PEKANBARU (RIAUPOS.CO)- Pulang dari kegiatan reses di Desa Makmur Kecamatan Pangkalan Lesung, Pangkalan Kerinci dan Dusun Kampung Baru Kecamatan Dayun, Siak, anggota DPRD Riau Markurius Anwar membawa sejumlah keluhan masyarakat.
Salah satunya meminta pemerintah menyiapkan Tekhnologi Tepat Guna untuk replanting perkebunan kelapa sawit.
"Saat reses, keluhan masyarakat terbanyak adalah masalah replanting kelapa sawit," kata Markarius Anwar kepada Riaupos.co, Jumat (1/1/2015).
Selama ini kata markurius, replanting kelapa sawit identik dengan pencabutan, penumbangan pohon sawit. "Ini kaitannya dengan ekonomi mereka selama empat atau lima tahun ke depan.
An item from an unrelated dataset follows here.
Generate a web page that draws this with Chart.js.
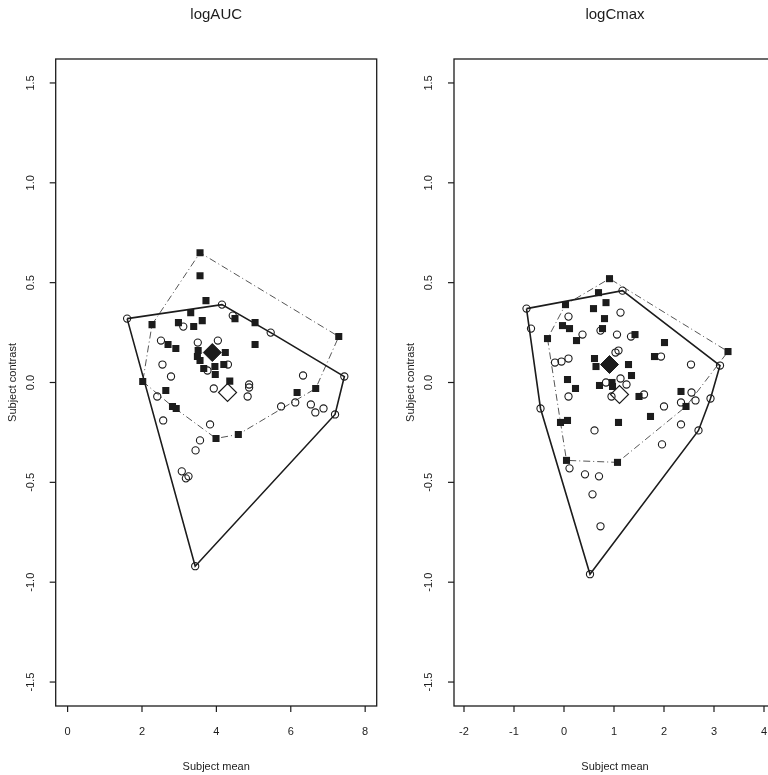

Karena jika sawit itu ditanam lagi baru menghasilkan 4-5 tahun ke depan," jelas anggota Komisi E DPRD Riau ini.
Tidak hanya itu, menurutnya persoalan modal para petani juga menjadi bagian yang tidak kalah penting untuk kembali mengelola kebun kelapa sawit.
"Selama ini mereka mencicil ke bank selama 20 tahun. Paling yang mereka nikmati hanya 5 tahun saja. Nah, berkaitan dengan itu mereka juga mengeluhkan permodalan. Kalau mereka minjam ke bank lagi artinya mereka harus kembali mencicil 20 tahun lagi," katanya.
Untuk itu, menurut politisi Partai Keadilan Sejahtera (PKS) ini, perlu ada dukungan dan tindakan untuk memberikan solusi terhadap persoalan-persoalan tersebut. Mengingat bukan didaerah tersebut saja yang mengalami replanting. Tapi daerah lain yang ada di Provinsi Riau juga akan segera memasuki masa tersebut.
Kata Markarius, Pemerintah sangat diharapkan untuk meringankan persoalan tersebut. Salah satunya memaksimalkan teknologi tepat guna.
"Misalnya ada yang diupayakan dalam lahan yang seperempat hektar. Saya ada contoh itu untuk jeruk nipis. Ini saya sudah lihat sendiri ada petani binaan. Terbukti, hasilnya bisa lebih bagus dari pada sawit. Kemudian juga bisa dilakukan hal lain seperti kolam ikan dan ternak itik. Inikan tekhnologi yang harus didukung pemerintah provinsi untuk memenuhi dan meringankan masalah ekonomi mereka. Kalau harus menunggu sawit berbuah kan lama, harus 4 sampai 5 tahun," tutupnya.